Shovelware can have appealing graphics and sound by way of licensing premade assets, but you can't really buy a game design and paste that into your own title to get appealing gameplay.
I get the shovelware feeling from Netflix too tbh; as with the Unity games mentioned, there's a lot of effort and they're high quality, great writing, visuals, direction, they tick all the boxes and we live in a golden age of TV series and films - but there's just so much of it. Not hearing about any of the shows or movies beforehand from my social circles doesn't help either - the network effect is super important. And that's from a service with a fixed fee per month, so the bar for watching something new is super low.

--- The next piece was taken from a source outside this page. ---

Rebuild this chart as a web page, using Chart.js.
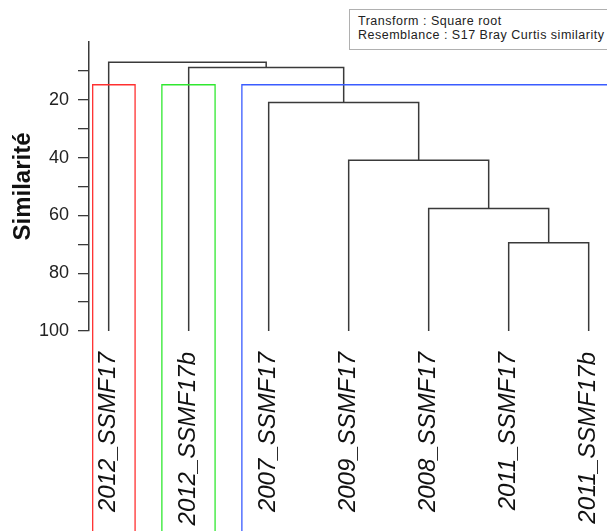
<!DOCTYPE html>
<html>
<head>
<meta charset="utf-8">
<script src="https://cdn.jsdelivr.net/npm/chart.js@4.4.0/dist/chart.umd.min.js"></script>
<style>
    html, body { margin: 0; padding: 0; background: #fff; overflow: hidden; }
    #wrap { position: relative; width: 607px; height: 531px; }
    #note {
        position: absolute; left: 349px; top: 9px; width: 280px; height: 41px;
        border: 1px solid #b0b0b0; padding: 4px 0 0 8px; box-sizing: border-box;
        font: 12.5px "Liberation Sans", Arial, sans-serif; line-height: 14px; color: #222;
        letter-spacing: 0.5px; white-space: nowrap; background: #fff;
    }
</style>
</head>
<body>
<div id="wrap">
    <canvas id="dendro" width="607" height="531"></canvas>
    <div id="note">Transform : Square root<br>Resemblance : S17 Bray Curtis similarity</div>
</div>
<script>
// Leaves, left to right
var leaves = ['2012_SSMF17', '2012_SSMF17b', '2007_SSMF17', '2009_SSMF17', '2008_SSMF17', '2011_SSMF17', '2011_SSMF17b'];

// Merges: ids 0..6 are leaves, merge k creates node 7 + k
var mergeLeft = [5, 4, 3, 2, 1, 0];
var mergeRight = [6, 7, 8, 9, 10, 11];
var mergeLevel = [69.5, 57.6, 40.9, 20.9, 8.8, 7.0];

// Similarity axis
var yTicks = [0, 10, 20, 30, 40, 50, 60, 70, 80, 90, 100];
var yLabels = [20, 40, 60, 80, 100];

// Groups cut at the slice level
var cutLevel = 14.8;
var groupStart = [-0.2, 0.665, 1.665];
var groupEnd = [0.33, 1.33, 6.6];
var groupColor = ['#ff3030', '#30e830', '#3a5cff'];
var groupBottom = 175;

// positions of every node (leaf index for x, similarity for y)
var nodeX = leaves.map(function(_, i) { return i; });
var nodeY = leaves.map(function() { return 100; });
for (var k = 0; k < mergeLevel.length; k++) {
    nodeX.push((nodeX[mergeLeft[k]] + nodeX[mergeRight[k]]) / 2);
    nodeY.push(mergeLevel[k]);
}

var datasets = [];

// Group boxes
for (var g = 0; g < groupStart.length; g++) {
    datasets.push({
        data: [
            {x: groupStart[g], y: groupBottom},
            {x: groupStart[g], y: cutLevel},
            {x: groupEnd[g], y: cutLevel},
            {x: groupEnd[g], y: groupBottom}
        ],
        borderColor: groupColor[g],
        borderWidth: 1.3,
        showLine: true,
        pointRadius: 0,
        clip: false
    });
}

// Dendrogram branches
for (var m = 0; m < mergeLevel.length; m++) {
    var a = mergeLeft[m], b = mergeRight[m];
    datasets.push({
        data: [
            {x: nodeX[a], y: nodeY[a]},
            {x: nodeX[a], y: mergeLevel[m]},
            {x: nodeX[b], y: mergeLevel[m]},
            {x: nodeX[b], y: nodeY[b]}
        ],
        borderColor: '#3a3a3a',
        borderWidth: 1.5,
        showLine: true,
        pointRadius: 0
    });
}

var ctx = document.getElementById('dendro').getContext('2d');
var chart = new Chart(ctx, {
    type: 'scatter',
    data: { datasets: datasets },
    options: {
        responsive: false,
        animation: false,
        layout: { padding: { top: 42, left: 0, right: 0, bottom: 0 } },
        plugins: {
            legend: { display: false },
            tooltip: { enabled: false }
        },
        scales: {
            x: {
                type: 'linear',
                position: 'bottom',
                min: -0.246,
                max: 6.229,
                grid: { display: false },
                border: { display: false },
                afterBuildTicks: function(scale) {
                    scale.ticks = leaves.map(function(_, i) { return {value: i}; });
                },
                afterFit: function(scale) {
                    scale.height = 200;
                    scale.paddingLeft = 0;
                    scale.paddingRight = 0;
                },
                ticks: {
                    autoSkip: false,
                    minRotation: 90,
                    maxRotation: 90,
                    padding: 13,
                    color: '#111',
                    font: { family: '"Liberation Sans", Arial, sans-serif', size: 24, style: 'italic' },
                    callback: function(value) { return leaves[value]; }
                }
            },
            y: {
                type: 'linear',
                reverse: true,
                min: 0,
                max: 100,
                afterBuildTicks: function(scale) {
                    scale.ticks = yTicks.map(function(v) { return {value: v}; });
                },
                afterFit: function(scale) {
                    scale.width = 89;
                    scale.paddingTop = 0;
                    scale.paddingBottom = 0;
                },
                grid: {
                    drawOnChartArea: false,
                    drawTicks: true,
                    tickLength: 11,
                    lineWidth: 1.3,
                    color: function(c) { return c.tick && c.tick.value === 0 ? 'rgba(0,0,0,0)' : '#3a3a3a'; }
                },
                border: { display: true, color: '#3a3a3a', width: 1.5 },
                ticks: {
                    padding: 9,
                    color: '#222',
                    font: { family: '"Liberation Sans", Arial, sans-serif', size: 18 },
                    callback: function(value) { return yLabels.indexOf(value) >= 0 ? value : ''; }
                },
                title: {
                    display: true,
                    text: 'Similarité',
                    color: '#111',
                    padding: { top: 9 },
                    font: { family: '"Liberation Sans", Arial, sans-serif', size: 24, weight: 'bold' }
                }
            }
        }
    }
});
</script>
</body>
</html>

Re. The shovelware bit: Once upon a time, when men were real men, etc, making a game meant writing it from the ground up, writing your own engine and then writing the game logic on top of that engine to make something unique.
Now that game engines are commonplace, free and work better than what any single developer would be able to come up with after a lifetime of hard work the end result is that games have a very hard time to differentiate themselves from each other. There isn't really an unlimited space of game scenarios out there, even in the days of the 2D arcade games after a couple of years it became much harder to come up with something truly unique.

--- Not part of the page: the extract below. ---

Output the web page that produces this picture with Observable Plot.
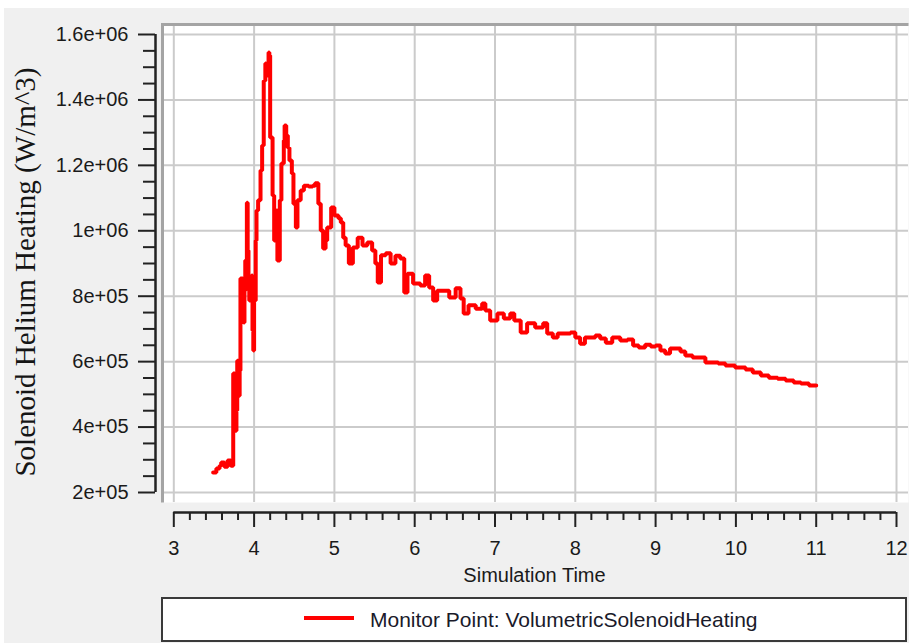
<!DOCTYPE html>
<html>
<head>
<meta charset="utf-8">
<script src="https://cdn.jsdelivr.net/npm/d3@7"></script>
<script src="https://cdn.jsdelivr.net/npm/@observablehq/plot@0.6"></script>
<style>
  html, body { margin: 0; padding: 0; background: #ffffff; }
  #wrap { position: absolute; left: 4px; top: 8px; width: 905px; height: 635px; background: #f0f0f0; overflow: hidden; }
  #chart { position: absolute; left: 0; top: 0; }
  #xlabel { position: absolute; left: 169px; width: 723px; top: 556px; text-align: center;
            font-family: "Liberation Sans", Arial, sans-serif; font-size: 20px; line-height: 22px; color: #1a1a1a; }
  #legend { position: absolute; left: 157px; top: 589px; width: 746px; height: 45px; box-sizing: border-box;
            background: #ffffff; border: 2px solid #3a3a3a; }
  #legend .swatch { position: absolute; left: 141px; top: 17px; width: 50px; height: 4px; background: #ff0000; }
  #legend .txt { position: absolute; left: 207px; top: 9px; font-family: "Liberation Sans", Arial, sans-serif;
                 font-size: 21px; line-height: 24px; color: #1a1a2a; white-space: nowrap; }
</style>
</head>
<body>
<div id="wrap">
  <div id="chart"></div>
  <div id="xlabel"></div>
  <div id="legend"><div class="swatch"></div><div class="txt"></div></div>
</div>
<script>
// ---- data ----
const seriesName = "Monitor Point: VolumetricSolenoidHeating";
const xLabel = "Simulation Time";
const yLabel = "Solenoid Helium Heating (W/m^3)";

const time = [
  3.49,3.53,3.57,3.59,3.63,3.67,3.71,3.73,3.74,3.76,
  3.77,3.78,3.79,3.81,3.82,3.83,3.86,3.87,3.88,3.89,
  3.91,3.92,3.93,3.94,3.97,3.98,3.99,4.00,4.02,4.03,
  4.05,4.08,4.10,4.12,4.14,4.15,4.18,4.19,4.20,4.23,
  4.25,4.28,4.29,4.32,4.34,4.37,4.38,4.40,4.42,4.44,
  4.47,4.49,4.52,4.54,4.58,4.62,4.68,4.73,4.76,4.80,
  4.83,4.86,4.89,4.91,4.96,5.00,5.05,5.08,5.11,5.14,
  5.18,5.23,5.29,5.35,5.41,5.47,5.51,5.54,5.58,5.64,
  5.70,5.76,5.82,5.87,5.91,5.98,6.07,6.13,6.18,6.23,
  6.28,6.38,6.43,6.51,6.57,6.61,6.67,6.76,6.84,6.88,
  6.94,7.03,7.11,7.19,7.24,7.32,7.40,7.50,7.60,7.65,
  7.72,7.78,7.88,7.94,8.00,8.06,8.12,8.25,8.31,8.38,
  8.46,8.56,8.65,8.72,8.79,8.87,8.94,9.00,9.06,9.12,
  9.18,9.31,9.37,9.46,9.53,9.62,9.71,9.78,9.87,9.99,
  10.12,10.21,10.31,10.41,10.52,10.62,10.72,10.81,10.91,11.00
];

const heating = [
  261000,273000,282000,292000,279000,298000,282000,282000,564000,481000,
  389000,451000,603000,496000,573000,854000,787000,720000,817000,909000,
  1086000,940000,848000,787000,863000,695000,634000,787000,970000,1062000,
  1093000,1184000,1261000,1459000,1511000,1475000,1545000,1536000,1285000,1108000,
  970000,1062000,909000,1093000,1206000,1276000,1322000,1291000,1254000,1215000,
  1175000,1083000,1010000,1093000,1123000,1138000,1135000,1138000,1145000,1083000,
  1001000,946000,970000,1010000,1071000,1047000,1038000,1025000,979000,955000,
  900000,949000,979000,955000,964000,940000,900000,842000,925000,931000,
  900000,924000,915000,811000,869000,839000,833000,863000,827000,787000,
  817000,817000,796000,824000,793000,747000,772000,762000,778000,756000,
  726000,747000,732000,747000,726000,689000,717000,704000,717000,686000,
  674000,686000,686000,689000,674000,655000,674000,680000,671000,658000,
  674000,665000,668000,649000,643000,652000,646000,649000,634000,625000,
  640000,631000,619000,613000,613000,597000,597000,594000,588000,582000,
  576000,567000,558000,551000,548000,542000,536000,533000,527000,527000
];

const xDomain = [3, 12];
const yDomain = [200000, 1600000];
const xTicks = [3, 4, 5, 6, 7, 8, 9, 10, 11, 12];
const xTickLabels = ["3", "4", "5", "6", "7", "8", "9", "10", "11", "12"];
const yTicks = [200000, 400000, 600000, 800000, 1000000, 1200000, 1400000, 1600000];
const yTickLabels = ["2e+05", "4e+05", "6e+05", "8e+05", "1e+06", "1.2e+06", "1.4e+06", "1.6e+06"];

// minor tick positions (axis decoration)
const xMinor = d3.range(30, 121, 2).map(v => v / 10).filter(v => !xTicks.includes(v));
const yMinor = d3.range(4, 33).map(v => v * 50000).filter(v => !yTicks.includes(v));

const rows = time.map((t, i) => ({ t, h: heating[i] }));

const ink = "#222222";
const gridColor = "#cbcbcb";

const chart = Plot.plot({
  width: 905,
  height: 554,
  marginLeft: 169.3,
  marginRight: 13,
  marginTop: 26,
  marginBottom: 70,
  x: { domain: xDomain, label: null },
  y: { domain: yDomain, label: null },
  style: { background: "transparent", fontFamily: "Liberation Sans, Arial, sans-serif", fontSize: "20px", color: "#1a1a1a", overflow: "visible" },
  marks: [
    // white plotting panel
    Plot.frame({ fill: "#ffffff", stroke: null, insetLeft: -11.3, insetRight: -12, insetTop: -10, insetBottom: -10 }),
    // grid
    Plot.ruleX(xTicks, { stroke: gridColor, strokeWidth: 2, insetTop: -10, insetBottom: -10 }),
    Plot.ruleY(yTicks, { stroke: gridColor, strokeWidth: 2, insetLeft: -11.3, insetRight: -12 }),
    // panel border (top and left only)
    Plot.frame({ fill: null, stroke: "#a4a4a4", strokeWidth: 3, strokeDasharray: "746 1224 478",
                 insetLeft: -11.3, insetRight: -12, insetTop: -10, insetBottom: -10 }),
    // detached axis lines
    Plot.ruleX([xDomain[0]], { y1: yDomain[0], y2: yDomain[1], dx: -18.3, stroke: ink, strokeWidth: 2.5 }),
    Plot.ruleY([yDomain[0]], { x1: xDomain[0], x2: xDomain[1], dy: 20, stroke: ink, strokeWidth: 2.5 }),
    // y axis
    Plot.axisY(yMinor, { anchor: "left", tickSize: 12, dx: -18.3, tickFormat: () => "", label: null, stroke: ink, strokeWidth: 2 }),
    Plot.axisY(yTicks, { anchor: "left", tickSize: 17, tickPadding: 10, dx: -18.3, label: null, stroke: ink, strokeWidth: 2,
                         fill: "#1a1a1a", tickFormat: d => yTickLabels[yTicks.indexOf(d)] }),
    // x axis
    Plot.axisX(xMinor, { anchor: "bottom", tickSize: 8, dy: 20, tickFormat: () => "", label: null, stroke: ink, strokeWidth: 2 }),
    Plot.axisX(xTicks, { anchor: "bottom", tickSize: 15, tickPadding: 13, dy: 20, label: null, stroke: ink, strokeWidth: 2,
                         fill: "#1a1a1a", tickFormat: d => xTickLabels[xTicks.indexOf(d)] }),
    // data
    Plot.line(rows, { x: "t", y: "h", stroke: "#ff0000", strokeWidth: 4, curve: "step-after", strokeLinejoin: "miter" }),
    // y axis title
    Plot.text([yLabel], { frameAnchor: "left", text: d => d, rotate: -90, dx: -148.3, dy: 8.5,
                          textAnchor: "middle", lineAnchor: "middle", fontFamily: "Liberation Serif, Times New Roman, serif",
                          fontSize: 29, fill: "#151515" })
  ]
});

document.getElementById("chart").appendChild(chart);
document.getElementById("xlabel").textContent = xLabel;
document.querySelector("#legend .txt").textContent = seriesName;
</script>
</body>
</html>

It was never difficult to "come up with something truly unique".
Your unique thing might be rubbish, but that's not the problem for the millions of shovelware Unity asset flips.
Jim Sterling has covered this at length, even running a competition to show that people can take a horribly over-used cheap asset and do great original stuff - if they try. Asset flips don't even try.
The are tens of thousands of games in which you are an elite soldier running around shooting zombies. There are zero games where you're a pot plant using psychic powers to create sculptures.
Like Hollywood the video game industry chases trends until they're beaten completely to death, and then goes one more round just to make really sure.
Did we read the same article?
Not only the total number of games, but the rate of their release seems to be geometrically increasing! Holy crap. And while many of them are Unity shovelware, etc., many are polished games that a lot of effort went into. A tiny percentage are hits, but most are forgotten in the deluge.
To me that reads as someone that's fully aware that some people are putting a lot of effort in and making good games (Unity or not), but is upset by the realization that quality doesn't seem to be nearly enough. The problem is not (just) that a lot of crap is being released, but that a lot of everything is being released, good and bad. So much so that even the good things can't make good money because supply has so far outstripped demand.
It's sort of like the Netflix queue problem. I'm continuously adding things to my Netflix queue that look interesting, but my time to actually watch them is such that my chance of getting through even a majority of the queue is almost nil.